First Vote: The first votes of the special session came from the Florida House redistricting committee. By a 9-4 votes, House members voted to send a base map drawn by legislative staff to the full House for a vote next week.

Brown’s big stand: U.S. Rep. Corrine Brown, D-Jacksonville, made an impassioned plea to the Legislature to reject the Florida Supreme Court’s directive to change her 5th Congressional District. Brown said by drawing her district as the Florida Supreme Court has directed, African-American communities will have their voting power diminished. Sure, the district is oddly shaped, but Brown said it strings together black voters from Jacksonville to Orlando to assure they can elect who they want to represent them in Congress. “We have these areas in Florida that have not been taken care of,” Brown told senators. “That’s what the 1965 Voting Rights Act is all about -- putting these communities together so they would have a voice.” The Legislature is considering a base map that would turn Brown’s district into an east-west configuration, running from downtown Jacksonville to Tallahassee.

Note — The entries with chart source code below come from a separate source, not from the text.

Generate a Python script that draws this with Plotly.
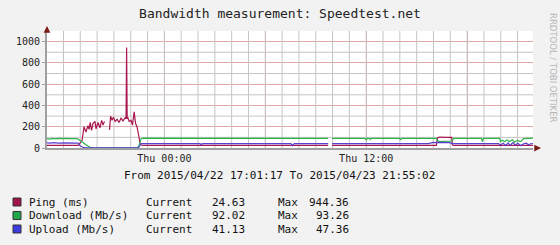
import plotly.graph_objects as go
import pandas as pd

# ---------------- data ----------------
start_time = "2015-04-22 17:01:17"
end_time = "2015-04-23 21:55:02"

# minutes since start_time, values
ping_min = [0, 20, 40, 60, 80, 100, 111, 125, 132, 139, 146, 150, 154, 159, 164, 171, 175, 182, 189, 195,
            200, 205, 209, 223, 227, 232, 237, 243, 250, 257, 264, 271, 279, 282, 284, 286, 288, 293, 300,
            305, 311, 316, 321, 327, 332, 336, 343, 500, 700, 900, 1003, 1010, 1017, 1200, 1389, 1393,
            1400, 1420, 1436, 1444, 1446, 1450, 1600, 1734]
ping_val = [24, 26, 23, 25, 24, 26, 25, 70, 200, 150, 210, 175, 240, 165, 230, 250, 180, 240, 190, 260,
            215, 250, None, 170, 300, 260, 290, 250, 270, 240, 280, 255, 285, 275, 944, 275, 290, 250, 260,
            215, 340, 230, 200, 120, 40, 28, 25, 25, 24, 25, 25, None, 25, 24, 25, 95,
            103, 100, 104, 100, 30, 25, 24, 24.63]

dl_min = [0, 11, 18, 29, 39, 54, 68, 82, 104, 111, 118, 125, 132, 139, 146, 154, 164, 200, 250, 300, 321,
          327, 332, 336, 343, 546, 870, 875, 880, 1003, 1010, 1017, 1135, 1139, 1143, 1150, 1153, 1157,
          1258, 1261, 1265, 1389, 1393, 1400, 1420, 1436, 1446, 1450, 1550, 1553, 1557, 1615, 1618, 1625,
          1633, 1640, 1650, 1660, 1668, 1678, 1690, 1700, 1734]
dl_val = [88, 84, 90, 86, 90, 87, 90, 88, 89, 84, 70, 60, 45, 30, 15, 5, 2, 1, 2, 1, 2,
          15, 60, 88, 92, 91, 92, 88, 92, 91, None, 91, 91, 78, 91, 91, 80, 91,
          91, 75, 91, 90, 70, 60, 63, 62, 66, 90, 91, 60, 91, 90, 60, 72,
          58, 75, 60, 78, 55, 72, 60, 88, 92.02]

ul_min = [0, 11, 25, 40, 60, 80, 100, 111, 118, 125, 132, 146, 200, 300, 321, 327, 332, 336, 546, 550, 555,
          870, 875, 882, 1003, 1010, 1017, 1361, 1375, 1389, 1400, 1436, 1446, 1610, 1618, 1628, 1635,
          1645, 1652, 1662, 1670, 1680, 1690, 1700, 1710, 1718, 1725, 1734]
ul_val = [48, 45, 50, 46, 48, 45, 47, 45, 20, 8, 3, 1, 0, 1, 1, 5, 25, 42, 42, 32, 42,
          42, 22, 42, 42, None, 42, 42, 50, 55, 52, 50, 42, 41, 30, 45, 22,
          48, 25, 50, 28, 45, 22, 40, 45, 30, 40, 41.13]

# major x grid every 6 h; only the 12-hourly ones carry a label
x_label_alias = {"Wed 18:00": " ", "Thu 06:00": " ", "Thu 18:00": " "}
x_minor_hours = ["2015-04-22 %02d:00" % h for h in range(18, 24)] + \
                ["2015-04-23 %02d:00" % h for h in range(0, 22)]
y_minor_grid = [100, 300, 500, 700, 900]
y_max = 1100

series_names = ["Ping (ms)", "Download (Mb/s)", "Upload (Mb/s)"]
current_vals = ["24.63", "92.02", "41.13"]
max_vals = ["944.36", "93.26", "47.36"]
line_colors = ["#a8174f", "#2bb24a", "#5a40d0"]
swatch_colors = ["#a3144f", "#22a84a", "#3c3ce0"]

# ---------------- figure ----------------
t0 = pd.Timestamp(start_time)
def times(mins):
    return [(t0 + pd.Timedelta(minutes=m)).strftime("%Y-%m-%d %H:%M:%S") for m in mins]

W, H = 560, 245
L, R, T, B = 47, 27, 31, 97
PW, PH = W - L - R, H - T - B
def px(x):
    return (x - L) / PW
def py(y):
    return (H - B - y) / PH

mono = "DejaVu Sans Mono"
minor_col = "#c8c4c4"

fig = go.Figure()
# minor grid (hourly / every 100) drawn first, beneath the data
gx, gy = [], []
for t in x_minor_hours:
    gx += [t, t, None]
    gy += [0, y_max, None]
fig.add_trace(go.Scatter(x=gx, y=gy, mode="lines", line=dict(color=minor_col, width=1),
                         showlegend=False, hoverinfo="skip", connectgaps=False))
hx, hy = [], []
for v in y_minor_grid:
    hx += [start_time, end_time, None]
    hy += [v, v, None]
fig.add_trace(go.Scatter(x=hx, y=hy, mode="lines", line=dict(color=minor_col, width=1),
                         showlegend=False, hoverinfo="skip", connectgaps=False))

for mins, vals, col, name in [(ping_min, ping_val, line_colors[0], series_names[0]),
                              (dl_min, dl_val, line_colors[1], series_names[1]),
                              (ul_min, ul_val, line_colors[2], series_names[2])]:
    fig.add_trace(go.Scatter(x=times(mins), y=vals, mode="lines", name=name,
                             line=dict(color=col, width=1.2), connectgaps=False,
                             showlegend=False, hoverinfo="skip"))

fig.update_layout(
    width=W, height=H,
    margin=dict(l=L, r=R, t=T, b=B),
    paper_bgcolor="#f2f2f2", plot_bgcolor="#ffffff",
    title=dict(text="Bandwidth measurement: Speedtest.net", x=0.5, xanchor="center",
               y=1 - 13 / H, yanchor="middle", font=dict(family=mono, size=13, color="#222222")),
    font=dict(family=mono, size=10, color="#222222"),
)
fig.update_xaxes(
    type="date", range=[start_time, end_time],
    tickmode="linear", tick0="2015-04-22 00:00", dtick=6 * 3600000,
    tickformat="%a %H:%M", labelalias=x_label_alias,
    showgrid=True, gridcolor="#e0a8a8", gridwidth=1,
    showline=True, linecolor="#a0a0a0", linewidth=2,
    ticks="", zeroline=False, tickfont=dict(family=mono, size=10, color="#222222"),
)
fig.update_yaxes(
    range=[0, y_max], tickmode="linear", tick0=0, dtick=200,
    showgrid=True, gridcolor="#e0a8a8", gridwidth=1,
    showline=True, linecolor="#a0a0a0", linewidth=2,
    ticks="outside", ticklen=3, tickcolor="#a0a0a0", zeroline=False,
    tickfont=dict(family=mono, size=10, color="#222222"),
)

shapes = []
ann = []
# axis arrows
ann.append(dict(xref="paper", yref="paper", x=px(47), y=py(26), ax=0, ay=6, text="", showarrow=True,
                arrowhead=2, arrowsize=0.9, arrowwidth=1.5, arrowcolor="#7a1a1a"))
ann.append(dict(xref="paper", yref="paper", x=px(541), y=py(148), ax=-7, ay=0, text="", showarrow=True,
                arrowhead=2, arrowsize=0.9, arrowwidth=1.5, arrowcolor="#7a1a1a"))
# watermark
ann.append(dict(xref="paper", yref="paper", x=px(553), y=py(68), text="RRDTOOL / TOBI OETIKER",
                textangle=90, showarrow=False, xanchor="center", yanchor="middle",
                font=dict(family="DejaVu Sans", size=8.5, color="#b8b8b8")))
# from / to
ann.append(dict(xref="paper", yref="paper", x=px(279), y=py(175), showarrow=False,
                text=f"From {start_time.replace('-', '/')} To {end_time.replace('-', '/')}",
                xanchor="center", yanchor="middle", font=dict(family=mono, size=11, color="#111111")))

row_y = [202, 215.5, 229]
for i in range(3):
    yy = row_y[i]
    shapes.append(dict(type="rect", xref="paper", yref="paper", x0=px(13), x1=px(21),
                       y0=py(yy + 4), y1=py(yy - 4), fillcolor=swatch_colors[i],
                       line=dict(color="#333333", width=1)))
    f = dict(family=mono, size=11, color="#111111")
    ann.append(dict(xref="paper", yref="paper", x=px(27), y=py(yy), text=series_names[i], showarrow=False,
                    xanchor="left", yanchor="middle", font=f))
    ann.append(dict(xref="paper", yref="paper", x=px(144), y=py(yy), text="Current", showarrow=False,
                    xanchor="left", yanchor="middle", font=f))
    ann.append(dict(xref="paper", yref="paper", x=px(247), y=py(yy), text=current_vals[i], showarrow=False,
                    xanchor="right", yanchor="middle", font=f))
    ann.append(dict(xref="paper", yref="paper", x=px(276), y=py(yy), text="Max", showarrow=False,
                    xanchor="left", yanchor="middle", font=f))
    ann.append(dict(xref="paper", yref="paper", x=px(351), y=py(yy), text=max_vals[i], showarrow=False,
                    xanchor="right", yanchor="middle", font=f))

fig.update_layout(annotations=ann, shapes=shapes)
fig.write_html("out.html")
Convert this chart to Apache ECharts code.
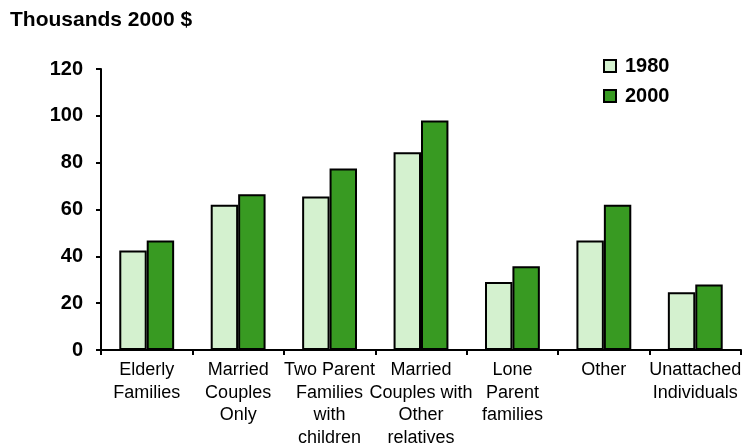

No more Swiss cheese: Hillsborough County would be able to elect two members from the county to Congress under a major reconfiguration of the state’s Congressional districts proposed by Sen. Tom Lee, R-Brandon. He said there are enough people in eastern Hillsborough County that have like interests and they deserve to be in the same Congressional district represented by someone from the county. As it is now, Hillsborough County is split into four congressional districts, yet only one member is from Hillsborough: Rep. Kathy Castor, D-Tampa. Other parts of Hillsborough have congressmen living in Polk County, Pinellas and even Okeechobee. Lee said the county has historically been carved up like “Swiss cheese” to help balance out populations in Congressional districts in other parts of the state. “I just feel like it’s somebody else’s turn,” Lee said. His plan would put all of eastern Hillsborough County into the 15th Congressional District, now represented by Dennis Ross, R-Lakeland. His amendment was discussed during a committee hearing on Thursday, but won’t be voted on until Monday at the earliest.